■ **Direction**: Reproduce the material word for word; the images stay out.

========================================================================

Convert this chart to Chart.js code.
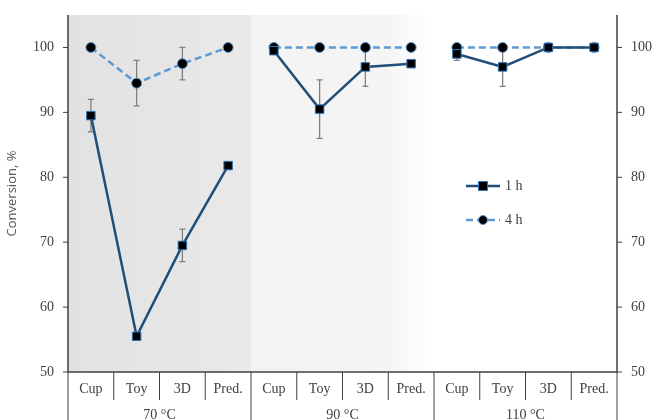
<!DOCTYPE html>
<html><head><script src="https://cdn.jsdelivr.net/npm/chart.js@4"></script>
<style>body{margin:0;background:#fff}#w{width:654px;height:420px}</style></head>
<body><div id="w"><canvas id="c"></canvas></div>
<script>
const categories=["Cup","Toy","3D","Pred.","Cup","Toy","3D","Pred.","Cup","Toy","3D","Pred."];
const groups=["70 °C","90 °C","110 °C"];
const h1=[89.5,55.5,69.5,81.8,99.5,90.5,97,97.5,99,97,100,100];
const h1err=[2.5,0,2.5,0,0,4.5,3,0,1,3,0,0];
const h4=[100,94.5,97.5,100,100,100,100,100,100,100,100,100];
const h4err=[0,3.5,2.5,0,0,0,0,0,0,0,0,0];
const yTicks=[50,60,70,80,90,100];
function pts(v){const o=[];v.forEach((y,i)=>{if(i>0&&i%4===0)o.push({x:i,y:null});o.push({x:i+0.5,y});});return o;}
const serif='"Liberation Serif","Times New Roman",serif';
const deco={id:'deco',
beforeDatasetsDraw(ch){const {ctx,chartArea:a,scales:{x}}=ch;ctx.save();
 let x0=x.getPixelForValue(0),x4=x.getPixelForValue(4),x8=x.getPixelForValue(8);
 let g=ctx.createLinearGradient(x0,0,x4,0);g.addColorStop(0,'#e2e2e2');g.addColorStop(1,'#e9e9e9');
 ctx.fillStyle=g;ctx.fillRect(x0,a.top,x4-x0,a.bottom-a.top);
 g=ctx.createLinearGradient(x4,0,x8,0);g.addColorStop(0,'#f3f3f3');g.addColorStop(0.75,'#f5f5f5');g.addColorStop(1,'#ffffff');
 ctx.fillStyle=g;ctx.fillRect(x4,a.top,x8-x4,a.bottom-a.top);
 const y=ch.scales.y;ctx.strokeStyle='#7f7f7f';ctx.lineWidth=1.3;
 [[h1,h1err],[h4,h4err]].forEach(([v,e])=>v.forEach((val,i)=>{if(!e[i])return;const px=x.getPixelForValue(i+0.5);
  const t=y.getPixelForValue(Math.min(val+e[i],105)),b=y.getPixelForValue(val-e[i]);
  ctx.beginPath();ctx.moveTo(px,t);ctx.lineTo(px,b);ctx.moveTo(px-3,t);ctx.lineTo(px+3,t);ctx.moveTo(px-3,b);ctx.lineTo(px+3,b);ctx.stroke();}));
 ctx.restore();},
afterDraw(ch){const {ctx,chartArea:a,scales:{x,y}}=ch;ctx.save();
 ctx.strokeStyle='#404040';ctx.lineWidth=1.5;
 ctx.beginPath();ctx.moveTo(a.left,a.top);ctx.lineTo(a.left,a.bottom);ctx.lineTo(a.right,a.bottom);ctx.lineTo(a.right,a.top);ctx.stroke();
 ctx.lineWidth=1;ctx.fillStyle='#404040';ctx.font='14px '+serif;
 yTicks.forEach(t=>{const py=y.getPixelForValue(t);ctx.beginPath();ctx.moveTo(a.left-5,py);ctx.lineTo(a.left,py);ctx.moveTo(a.right,py);ctx.lineTo(a.right+5,py);ctx.stroke();
  ctx.textBaseline='middle';ctx.textAlign='right';ctx.fillText(t,a.left-14,py);ctx.textAlign='left';ctx.fillText(t,a.right+14,py);});
 ctx.textAlign='center';ctx.textBaseline='middle';
 for(let i=0;i<=12;i++){const px=x.getPixelForValue(i);ctx.beginPath();ctx.moveTo(px,a.bottom);ctx.lineTo(px,i%4===0?430:a.bottom+28);ctx.stroke();}
 categories.forEach((c,i)=>ctx.fillText(c,x.getPixelForValue(i+0.5),a.bottom+17));
 groups.forEach((g,i)=>ctx.fillText(g,x.getPixelForValue(i*4+2),a.bottom+43));
 [[0,'1 h'],[1,'4 h']].forEach(([k,l])=>{const ly=186+k*34,ds=ch.data.datasets[k];
  ctx.strokeStyle=ds.borderColor;ctx.lineWidth=2.5;ctx.setLineDash(k?[7,4]:[]);ctx.beginPath();ctx.moveTo(466,ly);ctx.lineTo(500,ly);ctx.stroke();ctx.setLineDash([]);
  ctx.fillStyle='#000';ctx.strokeStyle=ds.pointBorderColor;ctx.lineWidth=1;ctx.beginPath();
  if(k)ctx.arc(483,ly,4.5,0,7);else ctx.rect(478.5,ly-4.5,9,9);ctx.fill();ctx.stroke();
  ctx.fillStyle='#404040';ctx.textAlign='left';ctx.fillText(l,505,ly);});
 ctx.restore();}};
new Chart(document.getElementById('c'),{type:'line',
data:{datasets:[
 {data:pts(h1),borderColor:'#1f4e79',borderWidth:2.5,pointStyle:'rect',pointRadius:6,pointBackgroundColor:'#000',pointBorderColor:'#2e75b6',pointBorderWidth:1,spanGaps:false},
 {data:pts(h4),borderColor:'#5b9bd5',borderWidth:2.5,borderDash:[7,4],pointStyle:'circle',pointRadius:5,pointBackgroundColor:'#000',pointBorderColor:'#5b9bd5',pointBorderWidth:1,spanGaps:false}]},
options:{responsive:true,maintainAspectRatio:false,animation:false,
 layout:{padding:{top:15,bottom:48,left:0,right:37}},
 plugins:{legend:{display:false},tooltip:{enabled:false}},
 scales:{x:{type:'linear',min:0,max:12,display:false},
  y:{min:50,max:105,afterFit(s){s.width=68;},grid:{display:false},border:{display:false},
   ticks:{display:false,stepSize:10},
   title:{display:true,text:'Conversion, %',color:'#595959',font:{family:'"Open Sans",sans-serif',size:13},padding:{bottom:40}}}}},
plugins:[deco]});
</script></body></html>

========================================================================

■ **The result**:
Convert this chart to Chart.js code.
<!DOCTYPE html>
<html><head><script src="https://cdn.jsdelivr.net/npm/chart.js@4"></script>
<style>body{margin:0;background:#fff}#w{width:654px;height:420px}</style></head>
<body><div id="w"><canvas id="c"></canvas></div>
<script>
const categories=["Cup","Toy","3D","Pred.","Cup","Toy","3D","Pred.","Cup","Toy","3D","Pred."];
const groups=["70 °C","90 °C","110 °C"];
const h1=[89.5,55.5,69.5,81.8,99.5,90.5,97,97.5,99,97,100,100];
const h1err=[2.5,0,2.5,0,0,4.5,3,0,1,3,0,0];
const h4=[100,94.5,97.5,100,100,100,100,100,100,100,100,100];
const h4err=[0,3.5,2.5,0,0,0,0,0,0,0,0,0];
const yTicks=[50,60,70,80,90,100];
function pts(v){const o=[];v.forEach((y,i)=>{if(i>0&&i%4===0)o.push({x:i,y:null});o.push({x:i+0.5,y});});return o;}
const serif='"Liberation Serif","Times New Roman",serif';
const deco={id:'deco',
beforeDatasetsDraw(ch){const {ctx,chartArea:a,scales:{x}}=ch;ctx.save();
 let x0=x.getPixelForValue(0),x4=x.getPixelForValue(4),x8=x.getPixelForValue(8);
 let g=ctx.createLinearGradient(x0,0,x4,0);g.addColorStop(0,'#e2e2e2');g.addColorStop(1,'#e9e9e9');
 ctx.fillStyle=g;ctx.fillRect(x0,a.top,x4-x0,a.bottom-a.top);
 g=ctx.createLinearGradient(x4,0,x8,0);g.addColorStop(0,'#f3f3f3');g.addColorStop(0.75,'#f5f5f5');g.addColorStop(1,'#ffffff');
 ctx.fillStyle=g;ctx.fillRect(x4,a.top,x8-x4,a.bottom-a.top);
 const y=ch.scales.y;ctx.strokeStyle='#7f7f7f';ctx.lineWidth=1.3;
 [[h1,h1err],[h4,h4err]].forEach(([v,e])=>v.forEach((val,i)=>{if(!e[i])return;const px=x.getPixelForValue(i+0.5);
  const t=y.getPixelForValue(Math.min(val+e[i],105)),b=y.getPixelForValue(val-e[i]);
  ctx.beginPath();ctx.moveTo(px,t);ctx.lineTo(px,b);ctx.moveTo(px-3,t);ctx.lineTo(px+3,t);ctx.moveTo(px-3,b);ctx.lineTo(px+3,b);ctx.stroke();}));
 ctx.restore();},
afterDraw(ch){const {ctx,chartArea:a,scales:{x,y}}=ch;ctx.save();
 ctx.strokeStyle='#404040';ctx.lineWidth=1.5;
 ctx.beginPath();ctx.moveTo(a.left,a.top);ctx.lineTo(a.left,a.bottom);ctx.lineTo(a.right,a.bottom);ctx.lineTo(a.right,a.top);ctx.stroke();
 ctx.lineWidth=1;ctx.fillStyle='#404040';ctx.font='14px '+serif;
 yTicks.forEach(t=>{const py=y.getPixelForValue(t);ctx.beginPath();ctx.moveTo(a.left-5,py);ctx.lineTo(a.left,py);ctx.moveTo(a.right,py);ctx.lineTo(a.right+5,py);ctx.stroke();
  ctx.textBaseline='middle';ctx.textAlign='right';ctx.fillText(t,a.left-14,py);ctx.textAlign='left';ctx.fillText(t,a.right+14,py);});
 ctx.textAlign='center';ctx.textBaseline='middle';
 for(let i=0;i<=12;i++){const px=x.getPixelForValue(i);ctx.beginPath();ctx.moveTo(px,a.bottom);ctx.lineTo(px,i%4===0?430:a.bottom+28);ctx.stroke();}
 categories.forEach((c,i)=>ctx.fillText(c,x.getPixelForValue(i+0.5),a.bottom+17));
 groups.forEach((g,i)=>ctx.fillText(g,x.getPixelForValue(i*4+2),a.bottom+43));
 [[0,'1 h'],[1,'4 h']].forEach(([k,l])=>{const ly=186+k*34,ds=ch.data.datasets[k];
  ctx.strokeStyle=ds.borderColor;ctx.lineWidth=2.5;ctx.setLineDash(k?[7,4]:[]);ctx.beginPath();ctx.moveTo(466,ly);ctx.lineTo(500,ly);ctx.stroke();ctx.setLineDash([]);
  ctx.fillStyle='#000';ctx.strokeStyle=ds.pointBorderColor;ctx.lineWidth=1;ctx.beginPath();
  if(k)ctx.arc(483,ly,4.5,0,7);else ctx.rect(478.5,ly-4.5,9,9);ctx.fill();ctx.stroke();
  ctx.fillStyle='#404040';ctx.textAlign='left';ctx.fillText(l,505,ly);});
 ctx.restore();}};
new Chart(document.getElementById('c'),{type:'line',
data:{datasets:[
 {data:pts(h1),borderColor:'#1f4e79',borderWidth:2.5,pointStyle:'rect',pointRadius:6,pointBackgroundColor:'#000',pointBorderColor:'#2e75b6',pointBorderWidth:1,spanGaps:false},
 {data:pts(h4),borderColor:'#5b9bd5',borderWidth:2.5,borderDash:[7,4],pointStyle:'circle',pointRadius:5,pointBackgroundColor:'#000',pointBorderColor:'#5b9bd5',pointBorderWidth:1,spanGaps:false}]},
options:{responsive:true,maintainAspectRatio:false,animation:false,
 layout:{padding:{top:15,bottom:48,left:0,right:37}},
 plugins:{legend:{display:false},tooltip:{enabled:false}},
 scales:{x:{type:'linear',min:0,max:12,display:false},
  y:{min:50,max:105,afterFit(s){s.width=68;},grid:{display:false},border:{display:false},
   ticks:{display:false,stepSize:10},
   title:{display:true,text:'Conversion, %',color:'#595959',font:{family:'"Open Sans",sans-serif',size:13},padding:{bottom:40}}}}},
plugins:[deco]});
</script></body></html>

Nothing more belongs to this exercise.